You really hit the nail on the head there Ron. This is irrational exuberance at its most extreme and it certainly is contagious. The level of complacency out there now is absolutely staggering, as that level of manic optimism makes people fearless - it makes them discount, or ignore entirely, the obvious risks they are facing. However, a consensus that extreme is ususally indicative of a trend reaching exhaustion. If everyone is bullish and has acted (ie placed their bets) accordingly, who is there left to buy into the upward trend in order to sustain it?

When the greatest speculative fool has already committed himself, then the trend will reverse, and will probably do so sharply. As the reversal picks up speed (as it will because fear is a much sharper emotion than hope or greed and therefore spreads much more quickly), the downturn will begin to feed on itself just as the upswing has done. IMO we are very close to the point of reversal, although the prevailing optimism makes such a forecast seem incredible at this point.
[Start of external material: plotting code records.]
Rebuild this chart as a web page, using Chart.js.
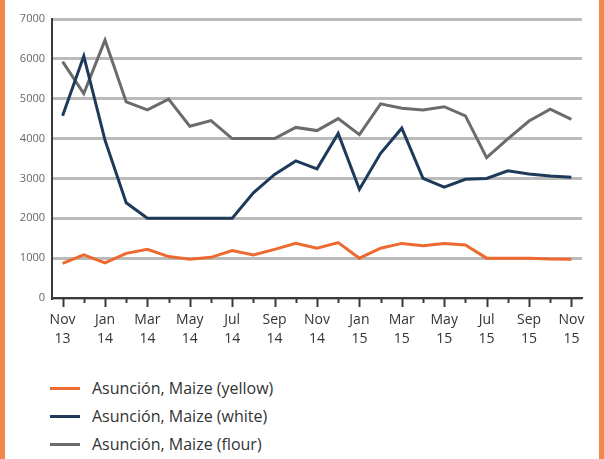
<!DOCTYPE html>
<html>
<head>
<meta charset="utf-8">
<script src="https://cdn.jsdelivr.net/npm/chart.js@4"></script>
<style>
  html, body { margin: 0; padding: 0; background: #fff; }
  #frame { position: relative; width: 604px; height: 459px; overflow: hidden; background: #fff; }
  #frame::before, #frame::after { content: ''; position: absolute; top: 0; bottom: 0; width: 5px; background: #f0894a; }
  #frame::before { left: 0; }
  #frame::after { right: 0; }
  #wrap { position: absolute; left: 0; top: 0; width: 604px; height: 360px; }
  #legend { position: absolute; left: 50px; top: 374px; font-family: 'Open Sans', sans-serif; font-size: 16px; color: #333; }
  .row { height: 28px; display: flex; align-items: center; }
  .swatch { width: 30px; height: 3px; margin-right: 12px; }
</style>
</head>
<body>
<div id="frame">
  <div id="wrap"><canvas id="chart" width="604" height="360"></canvas></div>
  <div id="legend"></div>
</div>
<script>
const categories = ['Nov 13', 'Dec 13', 'Jan 14', 'Feb 14', 'Mar 14', 'Apr 14', 'May 14', 'Jun 14', 'Jul 14',
    'Aug 14', 'Sep 14', 'Oct 14', 'Nov 14', 'Dec 14', 'Jan 15', 'Feb 15', 'Mar 15', 'Apr 15', 'May 15',
    'Jun 15', 'Jul 15', 'Aug 15', 'Sep 15', 'Oct 15', 'Nov 15'];

const yellowMaize = [870, 1080, 880, 1120, 1220, 1040, 970, 1020, 1190, 1080, 1220, 1370, 1250,
    1390, 1000, 1250, 1370, 1310, 1370, 1330, 1000, 1000, 1000, 980, 970];
const whiteMaize = [4570, 6070, 3960, 2390, 2000, 2000, 2000, 2000, 2000, 2640, 3100, 3440, 3240,
    4130, 2730, 3630, 4260, 3000, 2780, 2980, 3000, 3190, 3110, 3060, 3030];
const flourMaize = [5930, 5130, 6470, 4920, 4720, 4990, 4310, 4450, 4000, 4000, 4000, 4280, 4200,
    4500, 4100, 4870, 4760, 4720, 4800, 4570, 3520, 3990, 4440, 4740, 4480];

const yTicks = [0, 1000, 2000, 3000, 4000, 5000, 6000, 7000];

const SERIES = [
    { label: 'Asunción, Maize (yellow)', data: yellowMaize, color: '#ec6a2f' },
    { label: 'Asunción, Maize (white)', data: whiteMaize, color: '#1e3a5a' },
    { label: 'Asunción, Maize (flour)', data: flourMaize, color: '#6b6b6b' }
];

// short/long tick marks under the x axis
const tickMarks = {
    id: 'tickMarks',
    afterDraw(chart) {
        const { ctx, chartArea, scales: { x } } = chart;
        ctx.save();
        ctx.strokeStyle = '#3a3a3a';
        ctx.lineWidth = 2;
        categories.forEach((c, i) => {
            const px = Math.round(x.getPixelForValue(i)) + 0.5;
            ctx.beginPath();
            ctx.moveTo(px, chartArea.bottom);
            ctx.lineTo(px, chartArea.bottom + (i % 2 === 0 ? 9 : 5));
            ctx.stroke();
        });
        ctx.restore();
    }
};

new Chart(document.getElementById('chart'), {
    type: 'line',
    data: {
        labels: categories,
        datasets: SERIES.map(s => ({
            label: s.label, data: s.data, borderColor: s.color, backgroundColor: s.color,
            borderWidth: 3, pointRadius: 0, tension: 0
        }))
    },
    options: {
        responsive: false, animation: false,
        layout: { padding: { left: 0, right: 22, top: 19, bottom: 0 } },
        plugins: { legend: { display: false }, tooltip: { enabled: false } },
        scales: {
            x: {
                offset: true,
                grid: { display: false, drawTicks: false },
                border: { display: true, color: '#3a3a3a', width: 2 },
                afterFit: s => { s.height = 62; },
                ticks: {
                    autoSkip: false, maxRotation: 0, padding: 13,
                    color: '#333', font: { family: 'Open Sans', size: 14, lineHeight: 1.35 },
                    callback: (v, i) => i % 2 === 0 ? categories[i].split(' ') : ''
                }
            },
            y: {
                min: 0, max: 7000,
                afterBuildTicks: s => { s.ticks = yTicks.map(v => ({ value: v })); },
                afterFit: s => { s.width = 52; },
                grid: { color: '#bbbbbb', lineWidth: 3, drawTicks: false },
                border: { display: true, color: '#3a3a3a', width: 2 },
                ticks: {
                    padding: 7, color: '#666', font: { family: 'Open Sans', size: 11 },
                    callback: v => String(v)
                }
            }
        }
    },
    plugins: [tickMarks]
});

const legend = document.getElementById('legend');
for (const s of SERIES) {
    const row = document.createElement('div');
    row.className = 'row';
    row.innerHTML = '<span class="swatch" style="background:' + s.color + '"></span><span>' + s.label + '</span>';
    legend.appendChild(row);
}
</script>
</body>
</html>
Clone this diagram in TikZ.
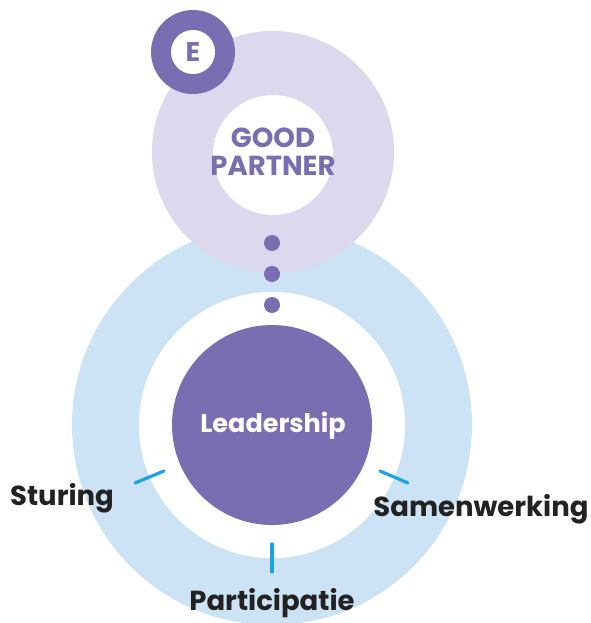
\documentclass[tikz,border=0pt]{standalone}
\usepackage{fontspec}
\setmainfont{Poppins}
\definecolor{gpurple}{HTML}{7B6DB1}
\definecolor{glav}{HTML}{DCD8EE}
\definecolor{gblue}{HTML}{CCE3F6}
\definecolor{gtick}{HTML}{1AA3E0}
\definecolor{gdark}{HTML}{222222}
\tikzset{
  disc/.style={circle, inner sep=0pt, draw=none},
  dotnode/.style={disc, fill=gpurple, minimum size=16pt},
  tickline/.style={draw=gtick, line width=3.2pt, line cap=round},
  lbl/.style={font=\fontsize{27.5}{32}\selectfont\bfseries, text=gdark, anchor=base, inner sep=0pt},
  gptxt/.style={font=\fontsize{27.5}{30}\selectfont\bfseries, text=gpurple, anchor=base, inner sep=0pt},
}
\begin{document}
\begin{tikzpicture}[x=1pt,y=-1pt]
\useasboundingbox (0,0) rectangle (590,623);
\fill[white] (0,0) rectangle (590,623);
% blue ring
\node[disc, fill=gblue, minimum size=400pt] (ring) at (272,425) {};
\node[disc, fill=white, minimum size=266pt] (ringin) at (272,425) {};
% lavender ring
\node[disc, fill=glav, minimum size=242pt] (lav) at (273,152) {};
\node[disc, fill=white, minimum size=120pt] (lavin) at (273,155) {};
% badge
\node[disc, fill=gpurple, minimum size=84pt] (badge) at (193,52) {};
\node[disc, fill=white, minimum size=44pt, font=\fontsize{27}{30}\selectfont\bfseries, text=gpurple] (badgein) at (193,52) {E};
% good partner text
\node[gptxt] (good) at (273,147) {GOOD};
\node[gptxt] (partner) at (273,175) {PARTNER};
% dots
\node[dotnode] (d1) at (272,243) {};
\node[dotnode] (d2) at (272,274) {};
\node[dotnode] (d3) at (272,305) {};
% leadership
\node[disc, fill=gpurple, minimum size=200pt] (lead) at (272,425) {};
\node[font=\fontsize{25.5}{30}\selectfont\bfseries, text=white, anchor=base, inner sep=0pt] (leadtxt) at (273,432) {Leadership};
% ticks
\coordinate (t1a) at (135,483); \coordinate (t1b) at (164,471);
\coordinate (t2a) at (272,544); \coordinate (t2b) at (272,572);
\coordinate (t3a) at (380,471); \coordinate (t3b) at (408,483);
\draw[tickline] (t1a) -- (t1b);
\draw[tickline] (t2a) -- (t2b);
\draw[tickline] (t3a) -- (t3b);
% labels
\node[lbl] (sturing) at (62,505) {Sturing};
\node[lbl] (samen) at (481,516) {Samenwerking};
\node[lbl] (partic) at (272,610) {Participatie};
\end{tikzpicture}
\end{document}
It is contagieous and it reminds me of the Internet bubble burst period: I was working for a company, marchFIRST,  ~10000 workers, very strong growth based on marketing and acquisitions.
Two months before result announcements the CFO left, everyone thought he was stupid. It looked like he was not because the global situation started to decline afterwards.
 Then two days before, an optimist CEO told us that everything was fine and he was still expecting a soon and substantial increase of share value.
The people at the office all believed him, even ten days later when the stock felt 50%, most of them were still believing, only when it felt to less than 1% after a very short period of time, people started to understand...

Hopefully I was working out of the office and somehow protected from the illness, so I sold my stock options before they valued nothing.

Eventhough, I was still a bit confused because I bought some share at 50 cents (from 80$ high) hoping to make a good deal! I lost everything of course.

This is a good sample of mental blindness caused by your environment. This time, everything from family, work, hobbies to MSM is causing this blindness, it will be very difficult to escape the crash.
Many thanks to TOD and others to help us.

Worst mistake possible in investing = 'This is as low/high as the price can possibly get!'
I dunno, maybe there's worse.....not by much.